If the problem persists, contact our Support Team. You can increase the log level of the indexer processes from the configuration file.

Monitoring the status of the indexer services

The status of audit-trail processing is displayed on the Indexer page of the Main Menu.

Elements of the Indexer page

The following list describes the elements of the Indexer page and their functions.

  • Worker status: displays various data about the worker groups.

    • Indexer IP address: displays the IP address of the indexer (either the indexer running on One Identity Safeguard for Privileged Sessions (SPS) or an external indexer). It may display the following:

      • 127.0.0.1: indicated the indexer running on SPS.
      • An IP address other than127.0.0.1: indicates an external indexer.
    • Capabilities: the type of job(s) this worker will perform.
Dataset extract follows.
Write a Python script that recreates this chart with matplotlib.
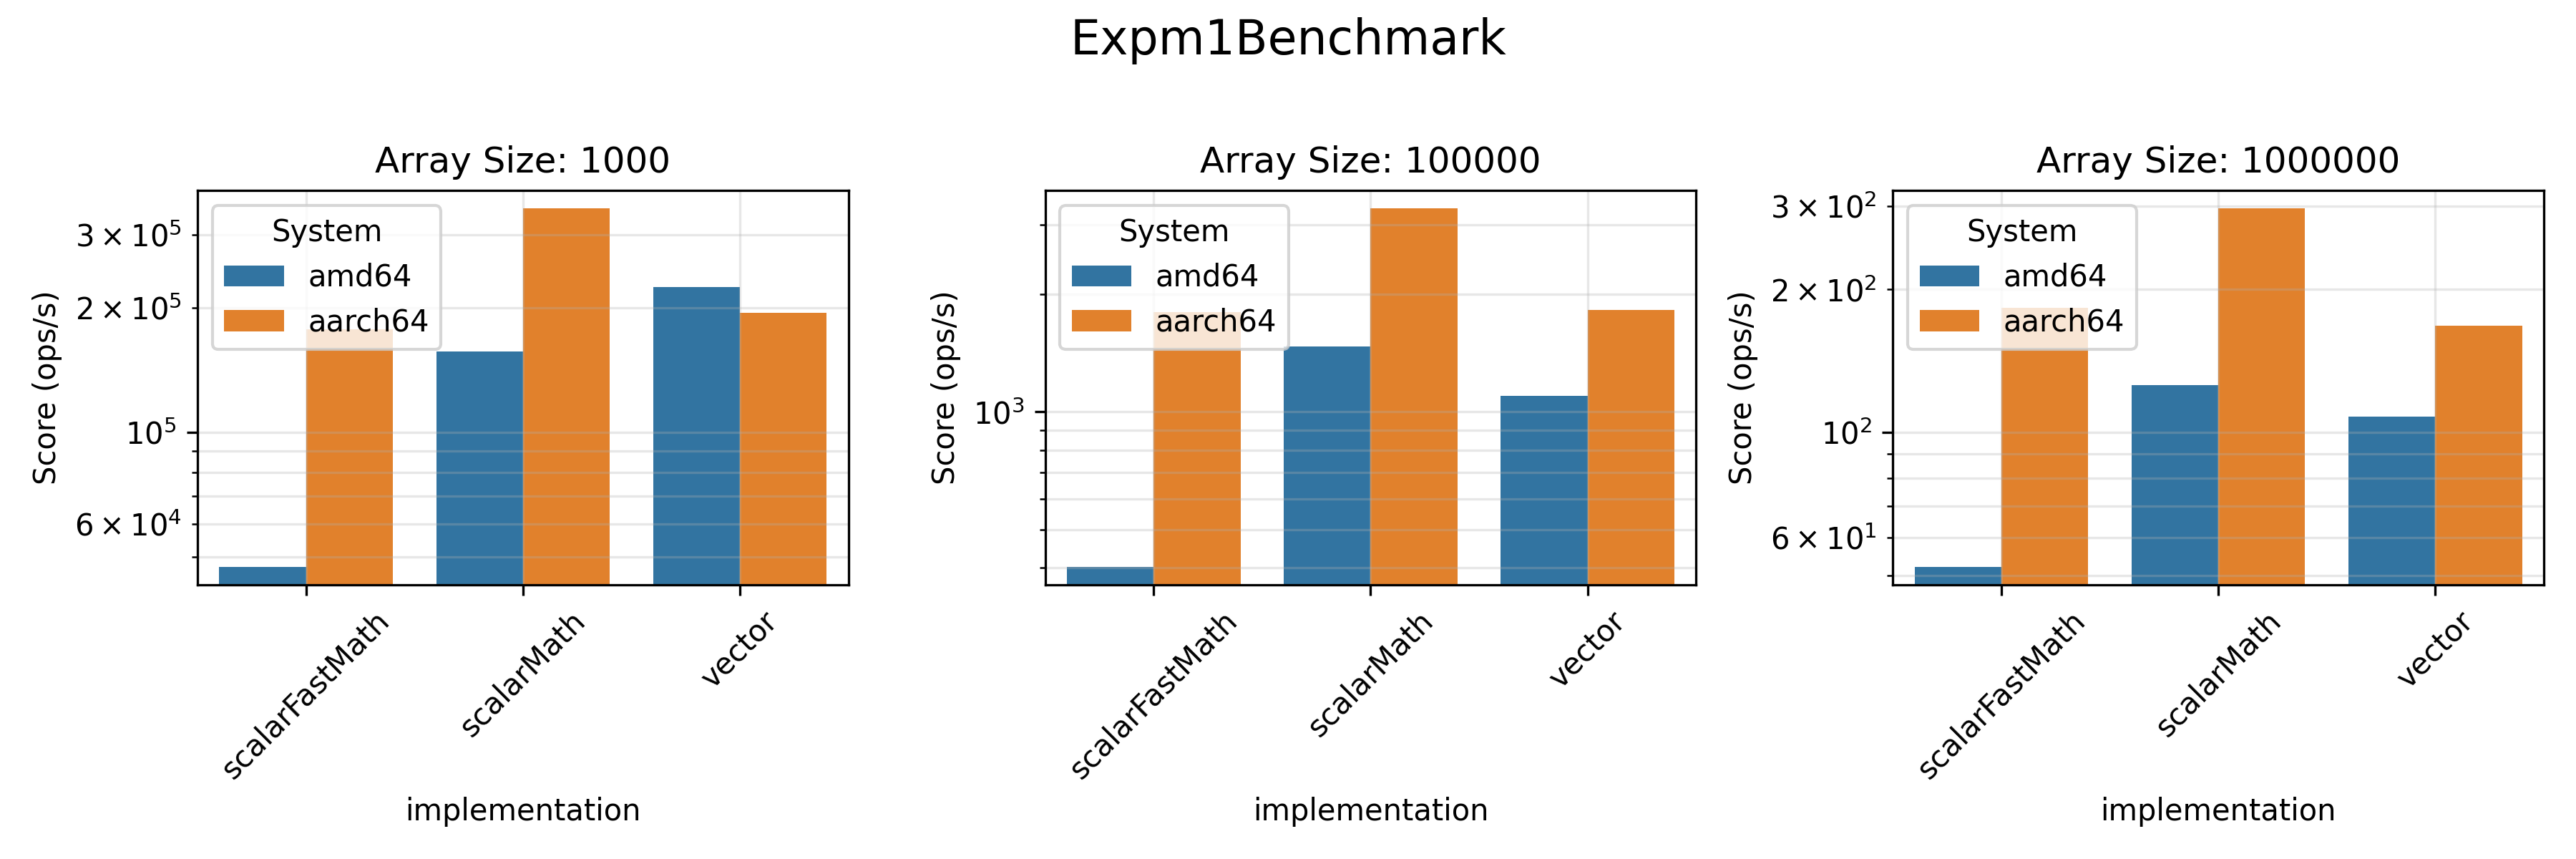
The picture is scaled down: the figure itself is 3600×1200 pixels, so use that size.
import matplotlib
matplotlib.use("Agg")
import matplotlib.pyplot as plt
import seaborn as sns
import pandas as pd

implementations = ["scalarFastMath", "scalarMath", "vector"]
systems = ["amd64", "aarch64"]
array_sizes = [1000, 100000, 1000000]

# scores per array size: amd64 then aarch64, ordered by implementation
amd64_1000 = [47300, 156500, 223900]
aarch64_1000 = [177100, 347000, 194300]
amd64_100000 = [403, 1472, 1100]
aarch64_100000 = [1799, 3301, 1822]
amd64_1000000 = [52.1, 125.6, 108.0]
aarch64_1000000 = [183.2, 296.0, 167.8]

series = {
    1000: (amd64_1000, aarch64_1000),
    100000: (amd64_100000, aarch64_100000),
    1000000: (amd64_1000000, aarch64_1000000),
}

rows = []
for size in array_sizes:
    a, b = series[size]
    for impl, v in zip(implementations, a):
        rows.append({"size": size, "implementation": impl, "System": "amd64", "score": v})
    for impl, v in zip(implementations, b):
        rows.append({"size": size, "implementation": impl, "System": "aarch64", "score": v})
df = pd.DataFrame(rows)

fig, axes = plt.subplots(1, 3, figsize=(12, 4), dpi=300)
for ax, size in zip(axes, array_sizes):
    d = df[df["size"] == size]
    sns.barplot(data=d, x="implementation", y="score", hue="System",
                order=implementations, hue_order=systems, ax=ax)
    ax.set_yscale("log")
    ax.set_title(f"Array Size: {size}", fontsize=12)
    ax.set_ylabel("Score (ops/s)")
    ax.set_xlabel("implementation")
    ax.tick_params(axis="x", rotation=45)
    ax.grid(True, which="both", alpha=0.3)
    ax.legend(title="System", loc="upper left")

fig.suptitle("Expm1Benchmark", fontsize=16)
fig.tight_layout()
fig.subplots_adjust(top=0.778)
fig.savefig("out.png", dpi=300)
    • Capacity: the available and total Capacity (Maximum parallel audit trails to process) of the indexer, and also the number of active processes that are Indexing an audit trail, or Generating video or Generating screenshot.
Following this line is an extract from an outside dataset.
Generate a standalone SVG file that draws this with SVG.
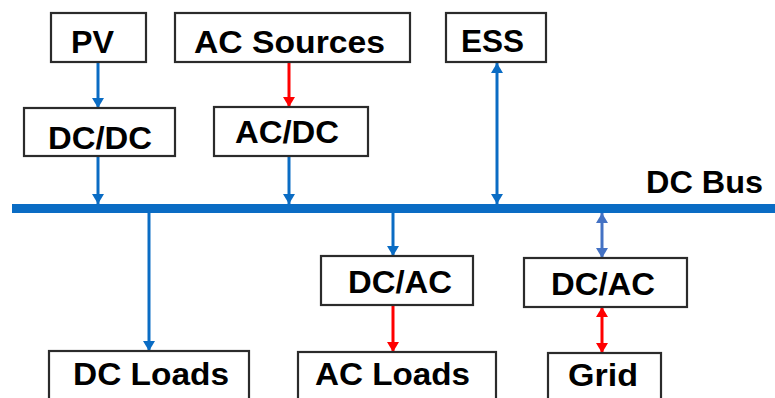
<svg xmlns="http://www.w3.org/2000/svg" width="775" height="398" viewBox="0 0 775 398">
<style>
.box{fill:#fff;stroke:#2b2b2b;stroke-width:2.2}
.lbl{font-family:"Liberation Sans",Arial,sans-serif;font-weight:bold;font-size:31px;fill:#000}
.b{stroke:#0a6cc4;stroke-width:3;fill:none}
.b2{stroke:#4472c4;stroke-width:3;fill:none}
.r{stroke:#ff0000;stroke-width:3;fill:none}
</style>
<defs>
<marker id="ab" markerUnits="userSpaceOnUse" markerWidth="14" markerHeight="12" refX="10" refY="6" orient="auto-start-reverse"><path d="M0,0 L10,6 L0,12 Z" fill="#0a6cc4"/></marker>
<marker id="ab2" markerUnits="userSpaceOnUse" markerWidth="14" markerHeight="12" refX="10" refY="6" orient="auto-start-reverse"><path d="M0,0 L10,6 L0,12 Z" fill="#4472c4"/></marker>
<marker id="ar" markerUnits="userSpaceOnUse" markerWidth="14" markerHeight="12" refX="10" refY="6" orient="auto-start-reverse"><path d="M0,0 L10,6 L0,12 Z" fill="#ff0000"/></marker>
</defs>
<rect width="775" height="398" fill="#fff"/>
<g id="connectors">
<rect id="bus" x="12" y="204" width="763" height="9" fill="#0a6cc4"/>
<line class="b" x1="98" y1="62" x2="98" y2="108" marker-end="url(#ab)"/>
<line class="b" x1="98" y1="156" x2="98" y2="204" marker-end="url(#ab)"/>
<line class="r" x1="289" y1="62" x2="289" y2="107" marker-end="url(#ar)"/>
<line class="b" x1="289" y1="156" x2="289" y2="204" marker-end="url(#ab)"/>
<line class="b" x1="497" y1="63" x2="497" y2="204" marker-start="url(#ab)" marker-end="url(#ab)"/>
<line class="b" x1="149" y1="213" x2="149" y2="351" marker-end="url(#ab)"/>
<line class="b" x1="393" y1="213" x2="393" y2="256" marker-end="url(#ab)"/>
<line class="r" x1="393" y1="306" x2="393" y2="352" marker-end="url(#ar)"/>
<line class="b2" x1="602" y1="213" x2="602" y2="258" marker-start="url(#ab2)" marker-end="url(#ab2)"/>
<line class="r" x1="602" y1="307" x2="602" y2="353" marker-start="url(#ar)" marker-end="url(#ar)"/>
<text class="lbl" x="646" y="193" textLength="117" lengthAdjust="spacingAndGlyphs">DC Bus</text>
</g>
<g id="pv"><rect class="box" x="51" y="13" width="95" height="49"/><text class="lbl" x="71" y="53" textLength="43" lengthAdjust="spacingAndGlyphs">PV</text></g>
<g id="ac-sources"><rect class="box" x="175" y="13" width="235" height="49"/><text class="lbl" x="194" y="53" textLength="191" lengthAdjust="spacingAndGlyphs">AC Sources</text></g>
<g id="ess"><rect class="box" x="446" y="13" width="100" height="49"/><text class="lbl" x="461" y="52" textLength="63" lengthAdjust="spacingAndGlyphs">ESS</text></g>
<g id="dcdc"><rect class="box" x="24" y="108" width="151" height="48"/><text class="lbl" x="48" y="149" textLength="104" lengthAdjust="spacingAndGlyphs">DC/DC</text></g>
<g id="acdc"><rect class="box" x="214" y="107" width="154" height="49"/><text class="lbl" x="235" y="143" textLength="104" lengthAdjust="spacingAndGlyphs">AC/DC</text></g>
<g id="dcac1"><rect class="box" x="321" y="256" width="152" height="49"/><text class="lbl" x="348" y="293" textLength="104" lengthAdjust="spacingAndGlyphs">DC/AC</text></g>
<g id="dcac2"><rect class="box" x="524" y="258" width="163" height="49"/><text class="lbl" x="551" y="295" textLength="104" lengthAdjust="spacingAndGlyphs">DC/AC</text></g>
<g id="dc-loads"><rect class="box" x="49" y="351" width="200" height="60"/><text class="lbl" x="73" y="385" textLength="156" lengthAdjust="spacingAndGlyphs">DC Loads</text></g>
<g id="ac-loads"><rect class="box" x="298" y="352" width="198" height="60"/><text class="lbl" x="315" y="385" textLength="155" lengthAdjust="spacingAndGlyphs">AC Loads</text></g>
<g id="grid"><rect class="box" x="548" y="353" width="113" height="60"/><text class="lbl" x="568" y="386" textLength="70" lengthAdjust="spacingAndGlyphs">Grid</text></g>
</svg>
  • Processing: audit trails that are currently being processed per connection policy.

  • Waiting for processing: audit trails waiting to be processed.

    When you see audit trails in the Indexing column, that could mean any of the following:

    • The maximal queue size is 1000. If there are many trails waiting to be indexed, SPS will keep lots of trails in the queue.

    • The worker with the appropriate key for decryption is not available at the moment, and other workers do not have the required key.

    • There are no workers available that have the required capability.

Figure 209: Indexer > Indexer status — Monitoring the status of the indexers

To automatically refresh the Indexer Status page every 5 seconds, select Auto refresh. To refresh the page immediately, click Refresh now.

HTTP indexer configuration format

This section describes the configuration format and options of the HTTP indexer (that is, how and which fields of the HTTP audit trails are indexed). For details on how to customize HTTP indexing, see Customizing the indexing of HTTP traffic.

NOTE:

If you want to index HTTP POST messages, include the "application/x-www-form-urlencoded" Content-Type in the General > WhiteList list. The indexer will decode URL encoding (percentage encoding), and create key=value pairs from the form fields and their values. Note that in the values, the indexer will replace whitespace with the underscore (_) character. To avoid indexing sensitive information (for example, passwords from login forms), use the Form > Blacklist option.